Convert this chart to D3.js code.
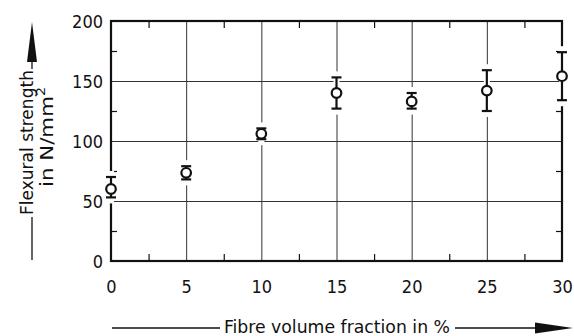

---

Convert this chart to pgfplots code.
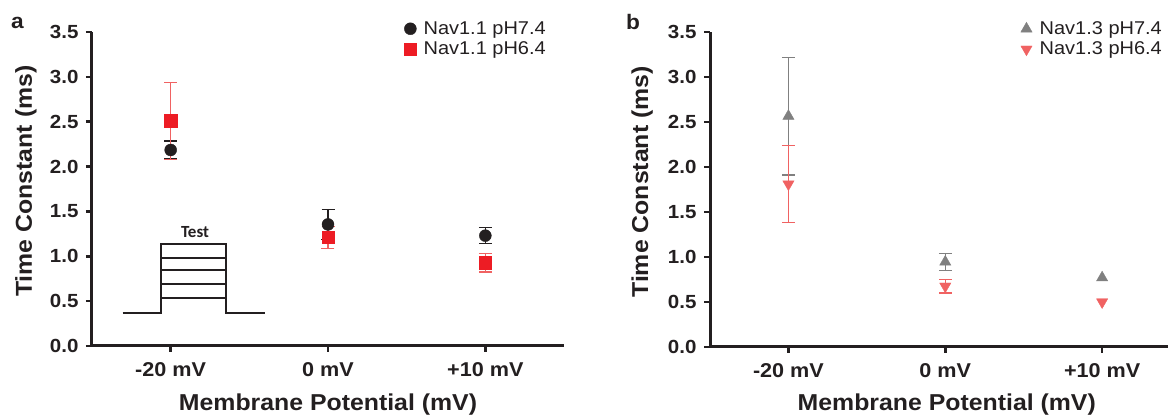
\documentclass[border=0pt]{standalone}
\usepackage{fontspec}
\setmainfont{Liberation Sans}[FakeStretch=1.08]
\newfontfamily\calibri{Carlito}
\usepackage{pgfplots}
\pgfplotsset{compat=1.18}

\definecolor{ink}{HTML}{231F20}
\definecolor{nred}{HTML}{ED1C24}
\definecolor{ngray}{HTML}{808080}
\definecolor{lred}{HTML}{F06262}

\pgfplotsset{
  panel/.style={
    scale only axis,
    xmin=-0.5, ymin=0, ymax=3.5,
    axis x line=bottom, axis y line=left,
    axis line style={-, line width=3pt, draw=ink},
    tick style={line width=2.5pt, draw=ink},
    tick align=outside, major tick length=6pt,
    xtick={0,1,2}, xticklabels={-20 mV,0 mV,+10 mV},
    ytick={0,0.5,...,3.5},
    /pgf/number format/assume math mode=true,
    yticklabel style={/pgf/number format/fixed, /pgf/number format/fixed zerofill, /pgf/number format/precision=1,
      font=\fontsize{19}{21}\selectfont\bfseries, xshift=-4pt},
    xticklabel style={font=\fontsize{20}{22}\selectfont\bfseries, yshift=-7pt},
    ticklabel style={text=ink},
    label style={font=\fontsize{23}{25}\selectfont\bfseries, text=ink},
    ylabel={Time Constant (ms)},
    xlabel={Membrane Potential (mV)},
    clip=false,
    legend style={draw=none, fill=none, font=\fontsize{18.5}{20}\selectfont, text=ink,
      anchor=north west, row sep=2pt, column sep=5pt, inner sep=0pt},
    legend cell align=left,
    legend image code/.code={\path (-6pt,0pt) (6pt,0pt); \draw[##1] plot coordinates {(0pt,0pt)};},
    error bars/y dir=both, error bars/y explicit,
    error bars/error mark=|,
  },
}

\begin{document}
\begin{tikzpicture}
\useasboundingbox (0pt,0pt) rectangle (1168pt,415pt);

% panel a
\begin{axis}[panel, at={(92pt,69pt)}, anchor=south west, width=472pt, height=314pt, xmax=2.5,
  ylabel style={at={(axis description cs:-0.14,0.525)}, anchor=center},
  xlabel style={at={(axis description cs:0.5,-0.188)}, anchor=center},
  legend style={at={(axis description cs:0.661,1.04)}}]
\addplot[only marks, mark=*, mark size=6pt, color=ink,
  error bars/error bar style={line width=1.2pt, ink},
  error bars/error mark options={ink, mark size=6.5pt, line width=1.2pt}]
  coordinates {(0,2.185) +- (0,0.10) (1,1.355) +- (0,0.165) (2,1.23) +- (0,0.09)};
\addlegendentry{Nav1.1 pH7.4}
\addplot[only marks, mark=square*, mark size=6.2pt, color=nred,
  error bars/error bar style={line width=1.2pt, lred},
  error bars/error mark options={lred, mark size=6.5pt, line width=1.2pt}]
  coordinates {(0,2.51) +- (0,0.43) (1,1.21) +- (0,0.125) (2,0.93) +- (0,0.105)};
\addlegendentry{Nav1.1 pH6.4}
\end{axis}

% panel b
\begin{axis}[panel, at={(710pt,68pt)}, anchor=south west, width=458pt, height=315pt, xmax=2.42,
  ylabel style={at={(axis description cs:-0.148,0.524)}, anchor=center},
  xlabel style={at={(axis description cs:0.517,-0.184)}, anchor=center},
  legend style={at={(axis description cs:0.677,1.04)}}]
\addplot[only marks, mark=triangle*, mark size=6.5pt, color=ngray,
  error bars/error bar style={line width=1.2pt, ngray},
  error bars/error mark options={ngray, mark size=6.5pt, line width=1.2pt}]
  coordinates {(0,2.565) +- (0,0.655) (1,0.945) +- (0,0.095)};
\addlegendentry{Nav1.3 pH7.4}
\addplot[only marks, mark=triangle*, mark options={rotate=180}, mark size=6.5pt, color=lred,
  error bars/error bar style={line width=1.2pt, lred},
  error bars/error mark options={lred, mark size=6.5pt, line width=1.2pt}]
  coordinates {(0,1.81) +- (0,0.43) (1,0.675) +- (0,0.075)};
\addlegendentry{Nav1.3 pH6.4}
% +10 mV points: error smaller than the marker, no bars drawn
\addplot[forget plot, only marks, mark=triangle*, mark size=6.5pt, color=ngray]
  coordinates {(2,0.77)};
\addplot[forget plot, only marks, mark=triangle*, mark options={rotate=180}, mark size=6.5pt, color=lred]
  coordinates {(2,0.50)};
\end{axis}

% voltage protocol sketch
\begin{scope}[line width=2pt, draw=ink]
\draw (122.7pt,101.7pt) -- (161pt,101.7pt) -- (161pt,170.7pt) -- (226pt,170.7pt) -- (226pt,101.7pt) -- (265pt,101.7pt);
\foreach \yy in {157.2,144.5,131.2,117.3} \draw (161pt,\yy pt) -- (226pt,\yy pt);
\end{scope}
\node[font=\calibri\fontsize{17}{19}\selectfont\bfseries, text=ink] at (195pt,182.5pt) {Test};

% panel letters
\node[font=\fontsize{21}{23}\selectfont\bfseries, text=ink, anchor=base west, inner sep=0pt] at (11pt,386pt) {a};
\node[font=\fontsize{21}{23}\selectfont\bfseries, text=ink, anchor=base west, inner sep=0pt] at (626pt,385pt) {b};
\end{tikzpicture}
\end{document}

* * *

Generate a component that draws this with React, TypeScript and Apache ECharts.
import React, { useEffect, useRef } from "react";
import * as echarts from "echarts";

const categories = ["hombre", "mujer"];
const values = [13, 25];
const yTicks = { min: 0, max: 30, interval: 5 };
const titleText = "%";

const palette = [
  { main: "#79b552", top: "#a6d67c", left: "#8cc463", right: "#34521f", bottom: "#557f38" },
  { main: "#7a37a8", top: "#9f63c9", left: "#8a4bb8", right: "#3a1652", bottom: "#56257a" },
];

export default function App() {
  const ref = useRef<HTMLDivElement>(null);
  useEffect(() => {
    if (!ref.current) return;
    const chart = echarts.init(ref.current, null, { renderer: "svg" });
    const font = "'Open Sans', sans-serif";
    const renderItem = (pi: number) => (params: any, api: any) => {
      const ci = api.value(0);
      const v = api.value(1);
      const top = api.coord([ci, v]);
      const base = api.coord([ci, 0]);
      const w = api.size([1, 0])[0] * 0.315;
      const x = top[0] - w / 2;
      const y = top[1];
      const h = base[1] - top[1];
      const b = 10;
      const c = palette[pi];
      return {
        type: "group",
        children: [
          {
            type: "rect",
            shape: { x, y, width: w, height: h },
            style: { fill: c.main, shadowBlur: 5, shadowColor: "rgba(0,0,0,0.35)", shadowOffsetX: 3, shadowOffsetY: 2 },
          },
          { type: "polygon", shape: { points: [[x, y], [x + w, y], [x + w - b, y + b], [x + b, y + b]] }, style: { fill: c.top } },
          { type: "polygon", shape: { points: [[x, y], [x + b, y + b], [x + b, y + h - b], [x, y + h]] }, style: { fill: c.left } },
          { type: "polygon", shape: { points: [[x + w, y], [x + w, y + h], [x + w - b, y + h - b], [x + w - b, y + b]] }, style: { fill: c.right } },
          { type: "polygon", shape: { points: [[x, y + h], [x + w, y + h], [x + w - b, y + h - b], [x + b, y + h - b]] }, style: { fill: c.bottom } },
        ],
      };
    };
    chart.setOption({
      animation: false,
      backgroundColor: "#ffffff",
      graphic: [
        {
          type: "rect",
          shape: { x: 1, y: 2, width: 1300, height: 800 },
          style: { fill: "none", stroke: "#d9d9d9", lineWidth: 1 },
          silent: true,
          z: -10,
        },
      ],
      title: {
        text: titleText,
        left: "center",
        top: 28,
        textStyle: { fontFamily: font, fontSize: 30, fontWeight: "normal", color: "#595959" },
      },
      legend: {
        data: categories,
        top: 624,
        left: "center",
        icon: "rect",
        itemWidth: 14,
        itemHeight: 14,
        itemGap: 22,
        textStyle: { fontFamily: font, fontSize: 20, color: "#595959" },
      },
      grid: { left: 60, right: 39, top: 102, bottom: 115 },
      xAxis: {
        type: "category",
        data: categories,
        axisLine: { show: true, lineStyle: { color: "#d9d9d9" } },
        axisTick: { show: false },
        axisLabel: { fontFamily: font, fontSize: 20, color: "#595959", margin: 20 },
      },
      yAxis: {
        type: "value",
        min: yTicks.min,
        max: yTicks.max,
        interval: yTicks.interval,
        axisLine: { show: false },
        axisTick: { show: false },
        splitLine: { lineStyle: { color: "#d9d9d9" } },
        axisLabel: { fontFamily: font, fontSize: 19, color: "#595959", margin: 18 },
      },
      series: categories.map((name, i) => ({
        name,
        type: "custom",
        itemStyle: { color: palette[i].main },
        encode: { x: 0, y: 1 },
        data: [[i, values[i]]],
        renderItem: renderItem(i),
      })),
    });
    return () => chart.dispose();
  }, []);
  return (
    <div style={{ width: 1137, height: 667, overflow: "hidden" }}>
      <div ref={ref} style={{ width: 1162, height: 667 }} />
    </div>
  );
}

What is required: Retype the section that opens with the line holding "Convert this chart to pgfplots code." and closes with the line holding "(0pt,0pt) rectangle (1168pt,415pt);", exactly as it reads, without any pictures.

Response to the exercise:
Convert this chart to pgfplots code.
\documentclass[border=0pt]{standalone}
\usepackage{fontspec}
\setmainfont{Liberation Sans}[FakeStretch=1.08]
\newfontfamily\calibri{Carlito}
\usepackage{pgfplots}
\pgfplotsset{compat=1.18}

\definecolor{ink}{HTML}{231F20}
\definecolor{nred}{HTML}{ED1C24}
\definecolor{ngray}{HTML}{808080}
\definecolor{lred}{HTML}{F06262}

\pgfplotsset{
  panel/.style={
    scale only axis,
    xmin=-0.5, ymin=0, ymax=3.5,
    axis x line=bottom, axis y line=left,
    axis line style={-, line width=3pt, draw=ink},
    tick style={line width=2.5pt, draw=ink},
    tick align=outside, major tick length=6pt,
    xtick={0,1,2}, xticklabels={-20 mV,0 mV,+10 mV},
    ytick={0,0.5,...,3.5},
    /pgf/number format/assume math mode=true,
    yticklabel style={/pgf/number format/fixed, /pgf/number format/fixed zerofill, /pgf/number format/precision=1,
      font=\fontsize{19}{21}\selectfont\bfseries, xshift=-4pt},
    xticklabel style={font=\fontsize{20}{22}\selectfont\bfseries, yshift=-7pt},
    ticklabel style={text=ink},
    label style={font=\fontsize{23}{25}\selectfont\bfseries, text=ink},
    ylabel={Time Constant (ms)},
    xlabel={Membrane Potential (mV)},
    clip=false,
    legend style={draw=none, fill=none, font=\fontsize{18.5}{20}\selectfont, text=ink,
      anchor=north west, row sep=2pt, column sep=5pt, inner sep=0pt},
    legend cell align=left,
    legend image code/.code={\path (-6pt,0pt) (6pt,0pt); \draw[##1] plot coordinates {(0pt,0pt)};},
    error bars/y dir=both, error bars/y explicit,
    error bars/error mark=|,
  },
}

\begin{document}
\begin{tikzpicture}
\useasboundingbox (0pt,0pt) rectangle (1168pt,415pt);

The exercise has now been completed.